View video clip here: http://www.youtube.com/watch?v=-x1RNkt3AwM

The young woman is a sex worker. Like many other women around the world, she is forced into sex work due to crushing poverty. She has to support two children and a husband, who is jobless because of an illness, by any means at her disposal. Sex workers are often portrayed as dirty, immoral women and feel the full brunt of the law come crashing down on the heads; yet it is the “upholders of social mores” – the police, judges, politicians and government officials – who are their frequent customers.

This policeman obviously thought it was his right to have sex with the young woman against her will. Yet she, like all other women, has every right to decide if and when she has sex, and with whom. The police use the fact that sex work is illegal to harass and attack sex workers for violating the law.

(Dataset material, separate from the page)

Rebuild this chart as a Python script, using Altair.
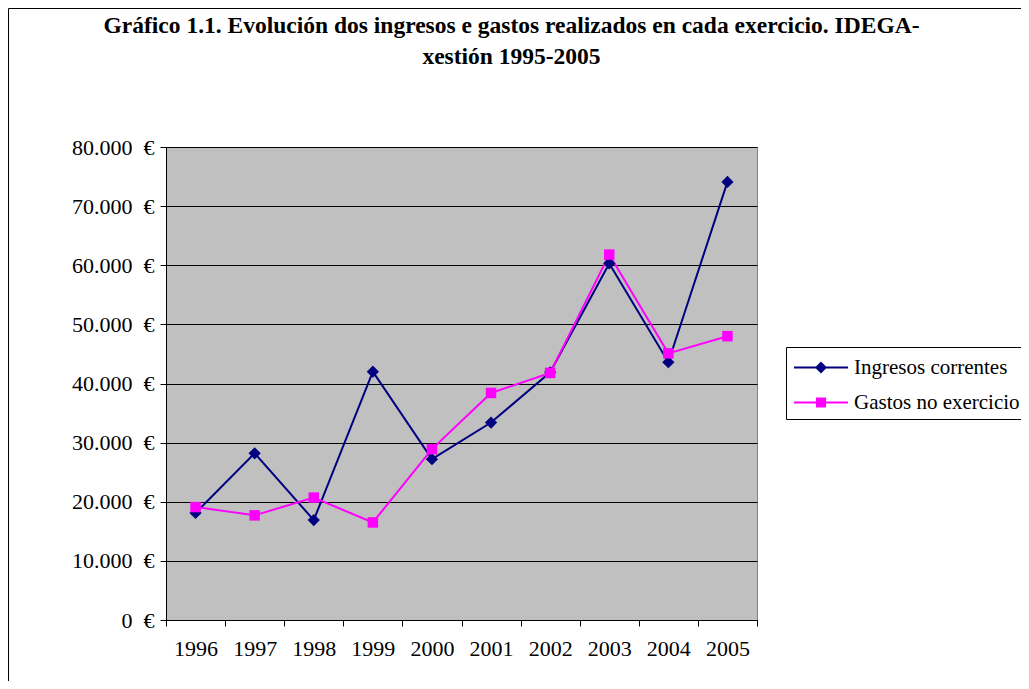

Women should not be criminalised for the economic hardship they bear. Sex work must be decriminalised and sex workers should have the right to organise in trade unions, to collectively fight for decent working conditions, access to healthcare, a living wage and retraining for free. Sex workers’ unions must be recognised and integrated into national union federations.

It is reported that the woman has fled the area, and it is no wonder, as she surely lives in constant fear of police reprisal against herself and her family. Consequently, it is important that sex workers, women and local communities organise self-defence against police brutality.

The video posted on social media showed hundreds of onlookers watching, yet not intervening to stop, the vicious attack. This is because there are hundreds of such incidents where policemen have attacked or tortured men and women and got away without punishment. We need to act collectively to defend ourselves and our communities from police violence.

In addition, organising women’s self-defence will be effective in sexual harassment at work and domestic violence.

Fighting for women’s rights

A number of women’s organisations, human rights lawyers and socialist groups have united in a campaign to support the assaulted woman and attempt to bring the police to account. The campaign has agreed to file a court case against the police to win compensation for the woman.

Although we are not against using the courts to prosecute perpetrators of such vicious assaults, as socialists we should have no illusions in the bourgeois legal system. The police close ranks and try to cover up these incidents, and it is close to impossible to get a conviction.

It is telling that a police statement stated that “if it is proved that an offence had been committed” then they would take action under criminal law. So a video of the young woman being brutally beaten by the policeman is not considered to be “evidence”.

Quite apart from fighting in the bourgeois courts, the Socialist Party of Sri Lanka calls for a workers’ inquiry into this and other police attacks. We want the offenders to be brought to justice, a workers’ tribunal is the only way to truly achieve this. We want to break the reign of terror that the police and the state apparatus

Rather than relying on a legal challenge, which even if it won would only benefit a single woman, we should build on the collective outrage to form a mass working class women’s movement against police attacks, domestic violence, sexual harassment and poverty.

To further this end, we believe the campaign should also place demands on the government for equal rights for women in all spheres of society; in education, jobs, wages and housing. Women must have unrestricted rights to participate in all public and social activity, and not be confined to the home. Only this will start to challenge the subordinate position of women in society and put them on equal footing with men.

However, equal rights will not be enough to truly liberate women; to do that we also need to tackle the root of women’s oppression; economic foundations of class rule and male supremacy.

Only a socialist society, run for human need rather than private profit, will be able to ensure that society as a whole takes on the responsibilities, such as childcare and cooking, which today are mainly performed by women in the home. Only then will women be able to realise their full potential.

This is why the SPSL and the League for the Fifth International support the struggles of working class women across the globe, at the grassroots, in the factories and at national and international levels. These struggles lay the basis for forging a movement led by working class women that can fight against sex discrimination, the oppression of women and the super-exploitation that grows out of it.

A working class women’s movement needs to be open and democratic and should refuse to recognise national borders by linking up with struggles in other countries. It needs to involve local activists, women’s groups and federations, but also pull in the trade unions that together can strike a blow against the capitalists and bring the system to a grinding halt through strikes and occupations.